Excerpt from a dataset:
---

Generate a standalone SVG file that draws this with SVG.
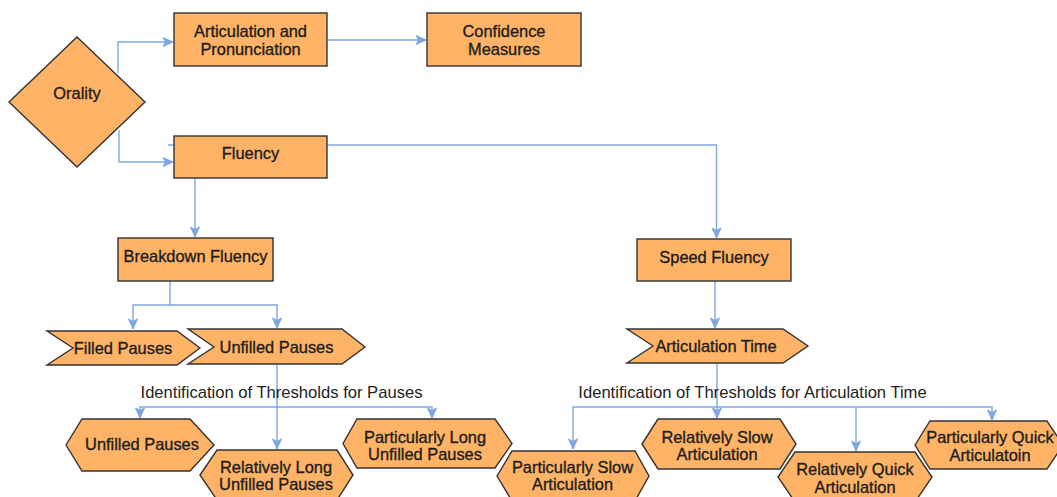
<svg xmlns="http://www.w3.org/2000/svg" width="1057" height="497" viewBox="0 0 1057 497">
<style>
.n{fill:#FFB366;stroke:#333333;stroke-width:1.4}
.t{font-family:"Liberation Sans",Arial,sans-serif;font-size:16.4px;fill:#1e1e1e;stroke:#1e1e1e;stroke-width:0.35;text-anchor:middle}
.l{font-family:"Liberation Sans",Arial,sans-serif;font-size:16.6px;fill:#222222;text-anchor:middle}
.c{fill:none;stroke:#7EA6E0;stroke-width:1.4}
</style>
<defs>
<marker id="a" markerUnits="userSpaceOnUse" markerWidth="12" markerHeight="12" viewBox="0 0 12 12" refX="11" refY="6" orient="auto">
<path d="M1,1.5 L11,6 L1,10.5 L3.5,6 Z" fill="#7EA6E0" stroke="#7EA6E0" stroke-width="1"/>
</marker>
</defs>
<rect width="1057" height="497" fill="#ffffff"/>
<g id="connectors">
<path class="c" d="M118,73 V42 H173" marker-end="url(#a)"/>
<path class="c" d="M119,130 V162 H173" marker-end="url(#a)"/>
<path class="c" d="M327,40 H426" marker-end="url(#a)"/>
<path class="c" d="M168,145 H716.5 V238" marker-end="url(#a)"/>
<path class="c" d="M195,178 V237" marker-end="url(#a)"/>
<path class="c" d="M170,281 V305 H133 V329" marker-end="url(#a)"/>
<path class="c" d="M170,305 H277 V328" marker-end="url(#a)"/>
<path class="c" d="M715,281 V328" marker-end="url(#a)"/>
<path class="c" d="M277,364 V449" marker-end="url(#a)"/>
<path class="c" d="M277,407 H140 V418" marker-end="url(#a)"/>
<path class="c" d="M277,407 H432 V418" marker-end="url(#a)"/>
<path class="c" d="M717,363 V418" marker-end="url(#a)"/>
<path class="c" d="M717,407 H573 V449" marker-end="url(#a)"/>
<path class="c" d="M717,407 H992 V420" marker-end="url(#a)"/>
<path class="c" d="M856,407 V451" marker-end="url(#a)"/>
<text class="l" x="281.5" y="398">Identification of Thresholds for Pauses</text>
<text class="l" x="752.5" y="398">Identification of Thresholds for Articulation Time</text>
</g>
<g id="orality">
<polygon class="n" points="77,37 145,102 77,167 9,102"/>
<text class="t" x="77" y="99">Orality</text>
</g>
<g id="articulation-pronunciation">
<rect class="n" x="174" y="13" width="153" height="53"/>
<text class="t" x="250.5" y="37">Articulation and</text>
<text class="t" x="250.5" y="55">Pronunciation</text>
</g>
<g id="confidence-measures">
<rect class="n" x="427" y="13" width="154" height="53"/>
<text class="t" x="504" y="37">Confidence</text>
<text class="t" x="504" y="55">Measures</text>
</g>
<g id="fluency">
<rect class="n" x="174" y="136" width="153" height="42"/>
<text class="t" x="250.5" y="159">Fluency</text>
</g>
<g id="breakdown-fluency">
<rect class="n" x="118" y="238" width="155" height="43"/>
<text class="t" x="195.5" y="262">Breakdown Fluency</text>
</g>
<g id="speed-fluency">
<rect class="n" x="637" y="239" width="154" height="42"/>
<text class="t" x="714" y="263">Speed Fluency</text>
</g>
<g id="filled-pauses">
<polygon class="n" points="47,331 177,331 200,348 177,365 47,365 73,348"/>
<text class="t" x="123" y="354">Filled Pauses</text>
</g>
<g id="unfilled-pauses">
<polygon class="n" points="188,329 342,329 365,347 342,364 188,364 214,347"/>
<text class="t" x="276.5" y="353">Unfilled Pauses</text>
</g>
<g id="articulation-time">
<polygon class="n" points="627,329 783,329 808,346 783,363 627,363 653,346"/>
<text class="t" x="716" y="352">Articulation Time</text>
</g>
<g id="unfilled-pauses-2">
<polygon class="n" points="66,445 82,419 190,419 214,445 190,471 82,471"/>
<text class="t" x="142" y="450">Unfilled Pauses</text>
</g>
<g id="relatively-long">
<polygon class="n" points="200,475 217,450 337,450 353,475 337,500 217,500"/>
<text class="t" x="276" y="473">Relatively Long</text>
<text class="t" x="276" y="490">Unfilled Pauses</text>
</g>
<g id="particularly-long">
<polygon class="n" points="343,443.5 357,419 495,419 512,443.5 495,468 357,468"/>
<text class="t" x="425" y="443">Particularly Long</text>
<text class="t" x="425" y="460">Unfilled Pauses</text>
</g>
<g id="particularly-slow">
<polygon class="n" points="497,476 512,451 635,451 649,476 635,501 512,501"/>
<text class="t" x="572.5" y="473">Particularly Slow</text>
<text class="t" x="572.5" y="490">Articulation</text>
</g>
<g id="relatively-slow">
<polygon class="n" points="642,444 658,419 780,419 796,444 780,469 658,469"/>
<text class="t" x="717" y="443">Relatively Slow</text>
<text class="t" x="717" y="460">Articulation</text>
</g>
<g id="relatively-quick">
<polygon class="n" points="778,477 795,452 915,452 932,477 915,502 795,502"/>
<text class="t" x="855" y="475">Relatively Quick</text>
<text class="t" x="855" y="493">Articulation</text>
</g>
<g id="particularly-quick">
<polygon class="n" points="915,445 930,421 1047,421 1063,445 1047,469 930,469"/>
<text class="t" x="990" y="443">Particularly Quick</text>
<text class="t" x="990" y="461">Articulatoin</text>
</g>
</svg>
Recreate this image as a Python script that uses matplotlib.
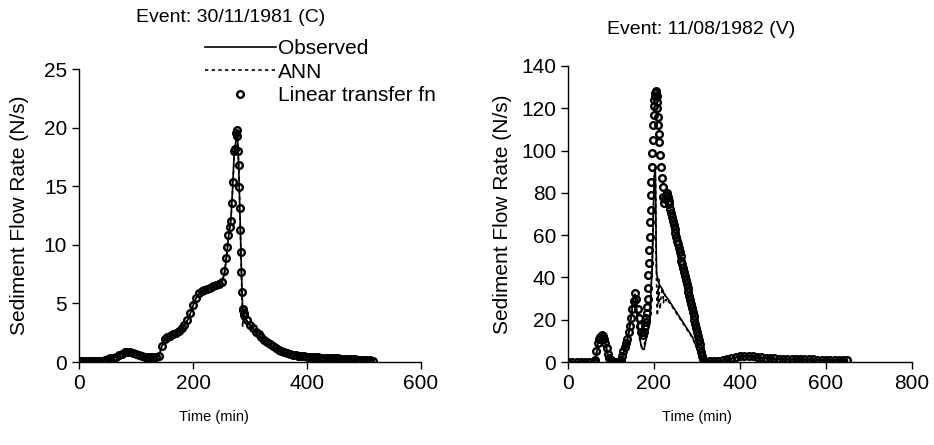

---

* Prompt
Copy out the listing exactly as it stands, but not the pictures.

* Expected answer
Generate a standalone SVG file that draws this with SVG.
<svg xmlns="http://www.w3.org/2000/svg" width="1057" height="497" viewBox="0 0 1057 497">
<style>
.n{fill:#FFB366;stroke:#333333;stroke-width:1.4}
.t{font-family:"Liberation Sans",Arial,sans-serif;font-size:16.4px;fill:#1e1e1e;stroke:#1e1e1e;stroke-width:0.35;text-anchor:middle}
.l{font-family:"Liberation Sans",Arial,sans-serif;font-size:16.6px;fill:#222222;text-anchor:middle}
.c{fill:none;stroke:#7EA6E0;stroke-width:1.4}
</style>
<defs>
<marker id="a" markerUnits="userSpaceOnUse" markerWidth="12" markerHeight="12" viewBox="0 0 12 12" refX="11" refY="6" orient="auto">
<path d="M1,1.5 L11,6 L1,10.5 L3.5,6 Z" fill="#7EA6E0" stroke="#7EA6E0" stroke-width="1"/>
</marker>
</defs>
<rect width="1057" height="497" fill="#ffffff"/>
<g id="connectors">
<path class="c" d="M118,73 V42 H173" marker-end="url(#a)"/>
<path class="c" d="M119,130 V162 H173" marker-end="url(#a)"/>
<path class="c" d="M327,40 H426" marker-end="url(#a)"/>
<path class="c" d="M168,145 H716.5 V238" marker-end="url(#a)"/>
<path class="c" d="M195,178 V237" marker-end="url(#a)"/>
<path class="c" d="M170,281 V305 H133 V329" marker-end="url(#a)"/>
<path class="c" d="M170,305 H277 V328" marker-end="url(#a)"/>
<path class="c" d="M715,281 V328" marker-end="url(#a)"/>
<path class="c" d="M277,364 V449" marker-end="url(#a)"/>
<path class="c" d="M277,407 H140 V418" marker-end="url(#a)"/>
<path class="c" d="M277,407 H432 V418" marker-end="url(#a)"/>
<path class="c" d="M717,363 V418" marker-end="url(#a)"/>
<path class="c" d="M717,407 H573 V449" marker-end="url(#a)"/>
<path class="c" d="M717,407 H992 V420" marker-end="url(#a)"/>
<path class="c" d="M856,407 V451" marker-end="url(#a)"/>
<text class="l" x="281.5" y="398">Identification of Thresholds for Pauses</text>
<text class="l" x="752.5" y="398">Identification of Thresholds for Articulation Time</text>
</g>
<g id="orality">
<polygon class="n" points="77,37 145,102 77,167 9,102"/>
<text class="t" x="77" y="99">Orality</text>
</g>
<g id="articulation-pronunciation">
<rect class="n" x="174" y="13" width="153" height="53"/>
<text class="t" x="250.5" y="37">Articulation and</text>
<text class="t" x="250.5" y="55">Pronunciation</text>
</g>
<g id="confidence-measures">
<rect class="n" x="427" y="13" width="154" height="53"/>
<text class="t" x="504" y="37">Confidence</text>
<text class="t" x="504" y="55">Measures</text>
</g>
<g id="fluency">
<rect class="n" x="174" y="136" width="153" height="42"/>
<text class="t" x="250.5" y="159">Fluency</text>
</g>
<g id="breakdown-fluency">
<rect class="n" x="118" y="238" width="155" height="43"/>
<text class="t" x="195.5" y="262">Breakdown Fluency</text>
</g>
<g id="speed-fluency">
<rect class="n" x="637" y="239" width="154" height="42"/>
<text class="t" x="714" y="263">Speed Fluency</text>
</g>
<g id="filled-pauses">
<polygon class="n" points="47,331 177,331 200,348 177,365 47,365 73,348"/>
<text class="t" x="123" y="354">Filled Pauses</text>
</g>
<g id="unfilled-pauses">
<polygon class="n" points="188,329 342,329 365,347 342,364 188,364 214,347"/>
<text class="t" x="276.5" y="353">Unfilled Pauses</text>
</g>
<g id="articulation-time">
<polygon class="n" points="627,329 783,329 808,346 783,363 627,363 653,346"/>
<text class="t" x="716" y="352">Articulation Time</text>
</g>
<g id="unfilled-pauses-2">
<polygon class="n" points="66,445 82,419 190,419 214,445 190,471 82,471"/>
<text class="t" x="142" y="450">Unfilled Pauses</text>
</g>
<g id="relatively-long">
<polygon class="n" points="200,475 217,450 337,450 353,475 337,500 217,500"/>
<text class="t" x="276" y="473">Relatively Long</text>
<text class="t" x="276" y="490">Unfilled Pauses</text>
</g>
<g id="particularly-long">
<polygon class="n" points="343,443.5 357,419 495,419 512,443.5 495,468 357,468"/>
<text class="t" x="425" y="443">Particularly Long</text>
<text class="t" x="425" y="460">Unfilled Pauses</text>
</g>
<g id="particularly-slow">
<polygon class="n" points="497,476 512,451 635,451 649,476 635,501 512,501"/>
<text class="t" x="572.5" y="473">Particularly Slow</text>
<text class="t" x="572.5" y="490">Articulation</text>
</g>
<g id="relatively-slow">
<polygon class="n" points="642,444 658,419 780,419 796,444 780,469 658,469"/>
<text class="t" x="717" y="443">Relatively Slow</text>
<text class="t" x="717" y="460">Articulation</text>
</g>
<g id="relatively-quick">
<polygon class="n" points="778,477 795,452 915,452 932,477 915,502 795,502"/>
<text class="t" x="855" y="475">Relatively Quick</text>
<text class="t" x="855" y="493">Articulation</text>
</g>
<g id="particularly-quick">
<polygon class="n" points="915,445 930,421 1047,421 1063,445 1047,469 930,469"/>
<text class="t" x="990" y="443">Particularly Quick</text>
<text class="t" x="990" y="461">Articulatoin</text>
</g>
</svg>
Recreate this image as a Python script that uses matplotlib.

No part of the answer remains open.